Close Brothers Savings launches new ISA and earns ‘excellent’ rating
Close Brothers Savings has launched a new three-year Fixed Rate Cash ISA paying 5.15 per cent interest, earning an “excellent” Moneyfacts rating.
The account is aimed at savers with more sizeable sums to invest as it requires a minimum deposit of £10,000 to open.
However, savers can expect to see sizeable returns. To give an example of the interest the pot can amass at its current rate, a £10,000 deposit is estimated to earn £515 over the course of a year.
The account is now taking a “prominent” position in the top tables, according to Caitlyn Eastell, a spokesperson at Moneyfactscompare.co.uk.
She said: “Close Brothers Savings has launched a new Three Year Fixed Rate Cash ISA this week. Paying 5.15 per cent, the account takes a prominent position within the top 10 when compared against other fixed ISAs and may appeal to savers who are prepared to lock away their cash for an extended period to receive a guaranteed return.”
However, she noted that early access is permitted but will be subject to 270 days’ loss of interest.
Ms Eastell added: “Savers will need £10,000 to invest but will be glad to know that they can make further additions for 10 days from account opening. Overall, the deal earns an Excellent Moneyfacts product rating.”
While Close Brothers Savings may be offering an attractive deal, it isn’t quite taking the top spot. Zopa’s Smart ISA marginally beats with an AER of 5.16 per cent.

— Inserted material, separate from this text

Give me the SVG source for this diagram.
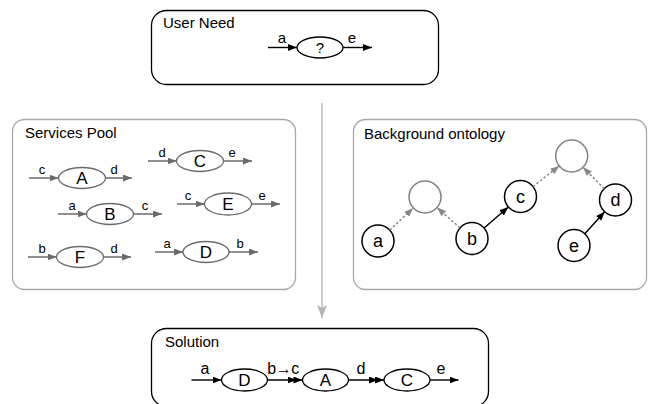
<svg xmlns="http://www.w3.org/2000/svg" width="655" height="404" viewBox="0 0 655 404">
<style>
text{font-family:"Liberation Sans",Arial,sans-serif;fill:#000}
.title{font-size:15px}
.box{fill:#fff;stroke:#000;stroke-width:1.3}
.pool{fill:#fff;stroke:#a8a8a8;stroke-width:1.3}
.sn{fill:#fff;stroke:#6a6a6a;stroke-width:1.3}
.sl{font-size:17px;text-anchor:middle}
.sm{font-size:13px;text-anchor:middle}
.ga{stroke:#6a6a6a;stroke-width:1.5;fill:none;marker-end:url(#ag)}
.ba{stroke:#000;stroke-width:1.4;fill:none;marker-end:url(#ab)}
.bd{stroke:#000;stroke-width:1.4;fill:none;marker-end:url(#abb)}
.bn{fill:#fff;stroke:#000;stroke-width:1.3}
.on{fill:#fff;stroke:#000;stroke-width:1.5}
.og{fill:#fff;stroke:#808080;stroke-width:1.5}
.ol{font-size:18px;text-anchor:middle}
.dot{stroke:#888;stroke-width:1.5;stroke-dasharray:2.5 2;fill:none;marker-end:url(#ad)}
.sol{stroke:#000;stroke-width:1.5;fill:none;marker-end:url(#ab)}
</style>
<defs>
<marker id="ab" viewBox="0 0 9 7" refX="9" refY="3.5" markerWidth="9" markerHeight="7" markerUnits="userSpaceOnUse" orient="auto"><path d="M0,0 L9,3.5 L0,7 z" fill="#000"/></marker>
<marker id="abb" viewBox="0 0 15 7" refX="15" refY="3.5" markerWidth="15" markerHeight="7" markerUnits="userSpaceOnUse" orient="auto"><path d="M0,0 L9,3.5 L0,7 z M6,0 L15,3.5 L6,7 z" fill="#000"/></marker>
<marker id="ag" viewBox="0 0 9 7" refX="9" refY="3.5" markerWidth="9" markerHeight="7" markerUnits="userSpaceOnUse" orient="auto"><path d="M0,0 L9,3.5 L0,7 z" fill="#6a6a6a"/></marker>
<marker id="ad" viewBox="0 0 9 7" refX="9" refY="3.5" markerWidth="9" markerHeight="7" markerUnits="userSpaceOnUse" orient="auto"><path d="M0,0 L9,3.5 L0,7 z" fill="#888"/></marker>
<marker id="av" viewBox="0 0 13 10" refX="13" refY="5" markerWidth="13" markerHeight="10" markerUnits="userSpaceOnUse" orient="auto"><path d="M0,0 L13,5 L0,10 L3,5 z" fill="#b4b4b4"/></marker>
</defs>

<g id="user-need">
<rect class="box" x="151.5" y="10.5" width="287" height="74" rx="15"/>
<text class="title" x="163" y="28">User Need</text>
<ellipse class="bn" cx="320" cy="47.5" rx="23" ry="10.5"/>
<text x="320" y="53" font-size="15" text-anchor="middle">?</text>
<text x="282" y="43" font-size="15" text-anchor="middle">a</text>
<text x="352" y="43" font-size="15" text-anchor="middle">e</text>
</g>

<g id="services-pool">
<rect class="pool" x="12.5" y="119.5" width="283" height="170" rx="12"/>
<text class="title" x="25" y="138">Services Pool</text>
</g>

<g id="svc-A">
<ellipse class="sn" cx="82" cy="178" rx="23.5" ry="10.5"/>
<text class="sl" x="82" y="184">A</text>
<text class="sm" x="42" y="174">c</text>
<text class="sm" x="114" y="174">d</text>
</g>
<g id="svc-C">
<ellipse class="sn" cx="200" cy="161" rx="23.5" ry="10.5"/>
<text class="sl" x="200" y="167">C</text>
<text class="sm" x="162" y="157">d</text>
<text class="sm" x="232" y="157">e</text>
</g>
<g id="svc-E">
<ellipse class="sn" cx="228" cy="204" rx="23.5" ry="11"/>
<text class="sl" x="228" y="210">E</text>
<text class="sm" x="188" y="200">c</text>
<text class="sm" x="262" y="200">e</text>
</g>
<g id="svc-B">
<ellipse class="sn" cx="110" cy="214" rx="23.5" ry="10.5"/>
<text class="sl" x="110" y="220">B</text>
<text class="sm" x="72" y="210">a</text>
<text class="sm" x="145" y="210">c</text>
</g>
<g id="svc-F">
<ellipse class="sn" cx="80" cy="257" rx="23.5" ry="10.5"/>
<text class="sl" x="80" y="263">F</text>
<text class="sm" x="42" y="253">b</text>
<text class="sm" x="114" y="253">d</text>
</g>
<g id="svc-D">
<ellipse class="sn" cx="206" cy="252" rx="23" ry="10.5"/>
<text class="sl" x="206" y="258">D</text>
<text class="sm" x="167" y="248">a</text>
<text class="sm" x="240" y="248">b</text>
</g>

<g id="background-ontology">
<rect class="pool" x="353.5" y="119.5" width="293" height="170" rx="12"/>
<text class="title" x="364" y="139">Background ontology</text>
</g>
<g id="ont-g1"><circle class="og" cx="425" cy="197" r="16"/></g>
<g id="ont-g2"><circle class="og" cx="571.7" cy="156" r="16"/></g>
<g id="ont-a"><circle class="on" cx="378" cy="241" r="16"/><text class="ol" x="378" y="247">a</text></g>
<g id="ont-b"><circle class="on" cx="472" cy="238.5" r="16"/><text class="ol" x="472" y="244.5">b</text></g>
<g id="ont-c"><circle class="on" cx="520.5" cy="196.5" r="16"/><text class="ol" x="520.5" y="202.5">c</text></g>
<g id="ont-d"><circle class="on" cx="615.5" cy="200" r="16"/><text class="ol" x="615.5" y="206">d</text></g>
<g id="ont-e"><circle class="on" cx="574" cy="245.5" r="16"/><text class="ol" x="574" y="251.5">e</text></g>

<g id="solution">
<rect class="box" x="151.5" y="328.5" width="337" height="78" rx="15"/>
<text class="title" x="165" y="347">Solution</text>
</g>
<g id="sol-D">
<ellipse class="bn" cx="244.5" cy="380" rx="23" ry="11"/>
<text class="sl" x="244.5" y="386">D</text>
</g>
<g id="sol-A">
<ellipse class="bn" cx="325.5" cy="380" rx="23" ry="11"/>
<text class="sl" x="325.5" y="386">A</text>
</g>
<g id="sol-C">
<ellipse class="bn" cx="407" cy="380" rx="23" ry="11"/>
<text class="sl" x="407" y="386">C</text>
</g>
<g id="sol-labels">
<text x="205" y="374" font-size="16" text-anchor="middle">a</text>
<text x="283" y="374" font-size="16" text-anchor="middle" letter-spacing="-0.5">b→c</text>
<text x="361" y="374" font-size="16" text-anchor="middle">d</text>
<text x="441" y="374" font-size="16" text-anchor="middle">e</text>
</g>

<g id="connectors">
<line class="ba" x1="268" y1="47.5" x2="297" y2="47.5"/>
<line class="ba" x1="343" y1="47.5" x2="372" y2="47.5"/>
<line class="ga" x1="29" y1="178" x2="58.5" y2="178"/>
<line class="ga" x1="105.5" y1="178" x2="132" y2="178"/>
<line class="ga" x1="148" y1="161" x2="176.5" y2="161"/>
<line class="ga" x1="223.5" y1="161" x2="252" y2="161"/>
<line class="ga" x1="177" y1="204" x2="204.5" y2="204"/>
<line class="ga" x1="251.5" y1="204" x2="280" y2="204"/>
<line class="ga" x1="58" y1="214" x2="86.5" y2="214"/>
<line class="ga" x1="133.5" y1="214" x2="162" y2="214"/>
<line class="ga" x1="28" y1="257" x2="56.5" y2="257"/>
<line class="ga" x1="103.5" y1="257" x2="131" y2="257"/>
<line class="ga" x1="155" y1="252" x2="183" y2="252"/>
<line class="ga" x1="229" y1="252" x2="258" y2="252"/>
<line class="dot" x1="389.7" y1="230.1" x2="413.3" y2="208.1"/>
<line class="dot" x1="460" y1="227.9" x2="437" y2="207.6"/>
<line class="sol" x1="484.1" y1="228" x2="508.4" y2="207"/>
<line class="dot" x1="533" y1="186.6" x2="559.2" y2="165.9"/>
<line class="dot" x1="604.2" y1="188.7" x2="583" y2="167.3"/>
<line class="sol" x1="584.8" y1="233.7" x2="604.7" y2="211.8"/>
<line x1="322" y1="103" x2="322" y2="318" stroke="#bdbdbd" stroke-width="1.5" marker-end="url(#av)"/>
<line class="ba" x1="191.5" y1="380" x2="221.5" y2="380"/>
<line class="bd" x1="267.5" y1="380" x2="302.5" y2="380"/>
<line class="bd" x1="348.5" y1="380" x2="384" y2="380"/>
<line class="ba" x1="430" y1="380" x2="458.5" y2="380"/>
</g>
</svg>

The account can be opened with just £1 by savers aged 18 and over via the Zopa app. Zopa’s smart ISAs are flexible and allow money to be withdrawn and replaced in the same tax year without affecting their allowance.
Castle Trust Bank and Cynergy Bank are also offering AERs of 5.15 per cent. Savers need a minimum deposit of £1,000 to launch Castle Trust’s Fixed Rate e-Cash ISA and early access is subject to a 270 day-loss in interest.
Savers need a slightly smaller deposit of £500 to open Cynergy Bank’s three-year fix, and early withdrawals are subject to 180 day’s loss in interest.
Commenting on the current high-interest environment, Alice Haine, personal finance analyst at investment platform Bestinvest said: “Consider carefully where you stash [your savings], as too much held in a high-interest savings account can see people breach their Personal Savings Allowance, making them liable for tax charges on the interest they earn.
“Increasing numbers of savers are getting pulled into the tax net, caught out by higher savings rates and the frozen allowance, which has remained static since 2016.
“Instead, up to £20,000 of savings could be stashed in more tax-efficient options such as an ISA, with an emergency pot in a Cash ISA and any excess money invested in a Stocks & Shares ISA.”
She noted: “It’s worth remembering that while a gloomy economic outlook can hurt people’s finances, it can also be a good time to invest with the potential for some investments to be available at a bargain price.”